Friday, November 5, 2010

Transitioning from Big to Small Business

According to the Small Business Association (SBA) Office of Advocacy, in 2009 small businesses employed about half of the private sector workforce in the United States or approximately 27.5 million people. The SBA Office of Advocacy defines a small business as one with fewer than 500 employees.
With corporate America downsizing, it seems reasonable that we can expect future job growth in the small-business, private sector. In fact, many workers are already making the transition from big to small business. And although this can be a positive experience for many, it can also initially lead to culture shock.
Following are just a few of the differences you might find when transitioning from big business to small business:
  • Multiple hats: Often, small-business employees wear multiple hats, which may fall outside of their primary roles and job descriptions. The mindset is often team-oriented, with a focus on doing whatever it takes to get the job done.
  • Fewer resources: Small businesses typically have fewer resources—financial, human, and technical to name a few. This often means workers must get creative in doing more for less and in problem solving.
  • Hands-on work: Since there are fewer resources, the approach at work is more hands-on. You may find yourself involved with strategy, planning, and even tactical implementation.

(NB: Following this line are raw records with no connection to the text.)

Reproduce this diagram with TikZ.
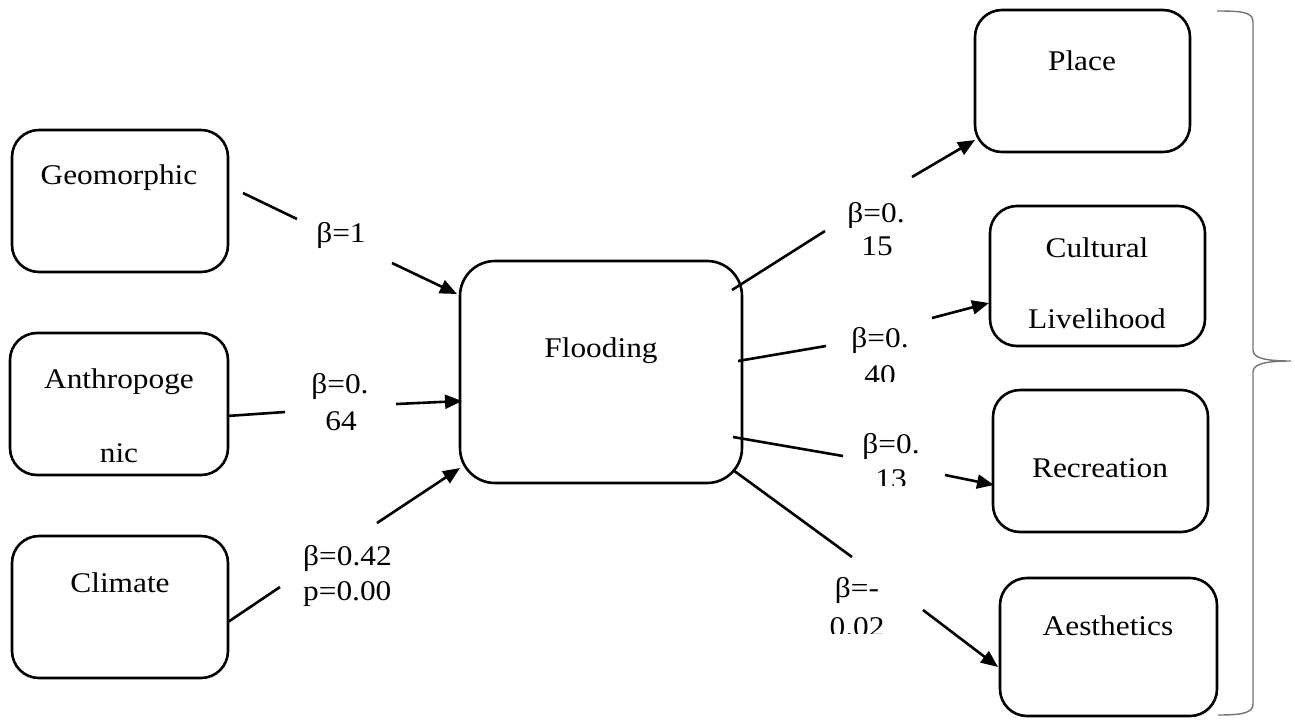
\documentclass[tikz,border=0pt]{standalone}
\usepackage{fontspec}
\setmainfont{Liberation Serif}[FakeStretch=1.1]
\usetikzlibrary{arrows.meta}
\begin{document}
\begin{tikzpicture}[x=1pt,y=-1pt,
  box/.style={draw, line width=2.6pt, rounded corners=27pt, inner sep=0pt},
  bigbox/.style={box, rounded corners=35pt},
  txt/.style={font=\fontsize{28.5}{36}\selectfont, anchor=base, inner sep=0pt},
  ltxt/.style={txt, anchor=base west},
  seg/.style={line width=2.6pt},
  arr/.style={line width=2.6pt, -{Triangle[length=17pt,width=14pt]}},
  brace/.style={draw=black!55, line width=1.4pt},
]
\useasboundingbox (0,0) rectangle (1295,723);

% ---- boxes ----
\node[box, minimum width=216pt, minimum height=142pt] (geo)   at (120,201) {};
\node[box, minimum width=218pt, minimum height=142pt] (anth)  at (119,404) {};
\node[box, minimum width=216pt, minimum height=142pt] (clim)  at (120,607) {};
\node[bigbox, minimum width=282pt, minimum height=222pt] (flood) at (601,372) {};
\node[box, minimum width=215pt, minimum height=142pt] (place) at (1082.5,81) {};
\node[box, minimum width=215pt, minimum height=140pt] (cult)  at (1097.5,276) {};
\node[box, minimum width=215pt, minimum height=142pt] (rec)   at (1100.5,461) {};
\node[box, minimum width=217pt, minimum height=138pt] (aes)   at (1108.5,647) {};

% ---- box texts ----
\node[txt] (geo-t)   at (119,184) {Geomorphic};
\node[txt] (anth-t1) at (119,388) {Anthropoge};
\node[txt] (anth-t2) at (119,462) {nic};
\node[txt] (clim-t)  at (120,592) {Climate};
\node[txt] (flood-t) at (601,357) {Flooding};
\node[txt] (place-t) at (1082,70) {Place};
\node[txt] (cult-t1) at (1097,257) {Cultural};
\node[txt] (cult-t2) at (1097,328) {Livelihood};
\node[txt] (rec-t)   at (1100,477) {Recreation};
\node[txt] (aes-t)   at (1108,635) {Aesthetics};

% ---- path coefficients ----
\node[txt] (b1)  at (341,242) {β=1};
\node[txt] (b2a) at (340,393) {β=0.};
\node[txt] (b2b) at (341,430) {64};
\node[ltxt] (b3a) at (303,565) {β=0.42};
\node[ltxt] (b3b) at (303,600) {p=0.00};
\node[txt] (b4a) at (876,222) {β=0.};
\node[txt] (b4b) at (877,255) {15};
\node[txt] (b5a) at (880,347) {β=0.};
\begin{scope}
  \clip (840,350) rectangle (930,381);
  \node[txt] (b5b) at (880,384) {40};
\end{scope}
\node[txt] (b6a) at (891,453) {β=0.};
\begin{scope}
  \clip (850,456) rectangle (940,485);
  \node[txt] (b6b) at (891,488) {13};
\end{scope}
\node[txt] (b7a) at (857,597) {β=-};
\begin{scope}
  \clip (815,604) rectangle (900,633);
  \node[txt] (b7b) at (857,636) {0.02};
\end{scope}

% ---- connector end points ----
\coordinate (g1) at (243,193); \coordinate (g2) at (297,219);
\coordinate (g3) at (392,263); \coordinate (g4) at (457,294);
\coordinate (a1) at (227,416); \coordinate (a2) at (285,412);
\coordinate (a3) at (396,404); \coordinate (a4) at (462,401);
\coordinate (c1) at (228,622); \coordinate (c2) at (280,587);
\coordinate (c3) at (377,523); \coordinate (c4) at (460,468);
\coordinate (p1) at (732,290); \coordinate (p2) at (825,231);
\coordinate (p3) at (912,177); \coordinate (p4) at (975,140);
\coordinate (l1) at (738,361); \coordinate (l2) at (826,346);
\coordinate (l3) at (932,318); \coordinate (l4) at (989,303);
\coordinate (r1) at (733,437); \coordinate (r2) at (843,456);
\coordinate (r3) at (945,475); \coordinate (r4) at (994,485);
\coordinate (e1) at (733,470); \coordinate (e2) at (852,557);
\coordinate (e3) at (923,610); \coordinate (e4) at (998,667);

% ---- connectors ----
\draw[seg] (g1) -- (g2); \draw[arr] (g3) -- (g4);
\draw[seg] (a1) -- (a2); \draw[arr] (a3) -- (a4);
\draw[seg] (c1) -- (c2); \draw[arr] (c3) -- (c4);
\draw[seg] (p1) -- (p2); \draw[arr] (p3) -- (p4);
\draw[seg] (l1) -- (l2); \draw[arr] (l3) -- (l4);
\draw[seg] (r1) -- (r2); \draw[arr] (r3) -- (r4);
\draw[seg] (e1) -- (e2); \draw[arr] (e3) -- (e4);

% ---- right-hand brace ----
\draw[brace] (1217,11) .. controls (1242,11) and (1253,12) .. (1253,22)
  -- (1253,350) .. controls (1253,357) and (1262,361) .. (1291,361)
  .. controls (1262,361) and (1253,365) .. (1253,372)
  -- (1253,704) .. controls (1253,713) and (1242,715) .. (1218,715);
\end{tikzpicture}
\end{document}
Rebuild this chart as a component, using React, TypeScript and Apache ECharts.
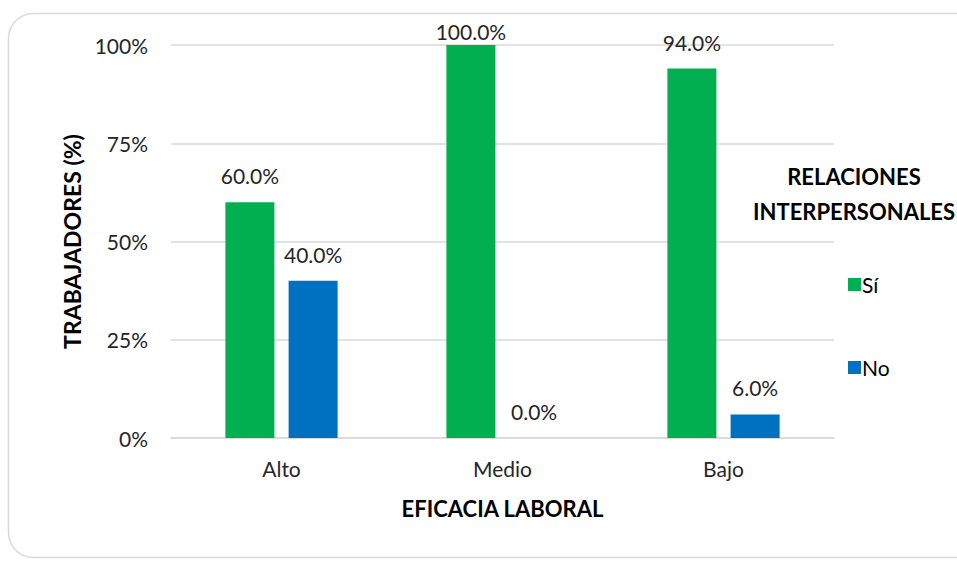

  • Sense of ownership: Wearing multiple hats in a hands-on environment can lead to a greater sense of ownership in the work and the overall company performance.
  • Increased exposure: With a lean office team, you may find yourself interacting directly with senior management, including the company president. You may also experience increased contact with customers.
  • Limited red tape: Where big business is often known for excessive red tape and rigid processes, small business tends to be more agile, with fewer defined processes.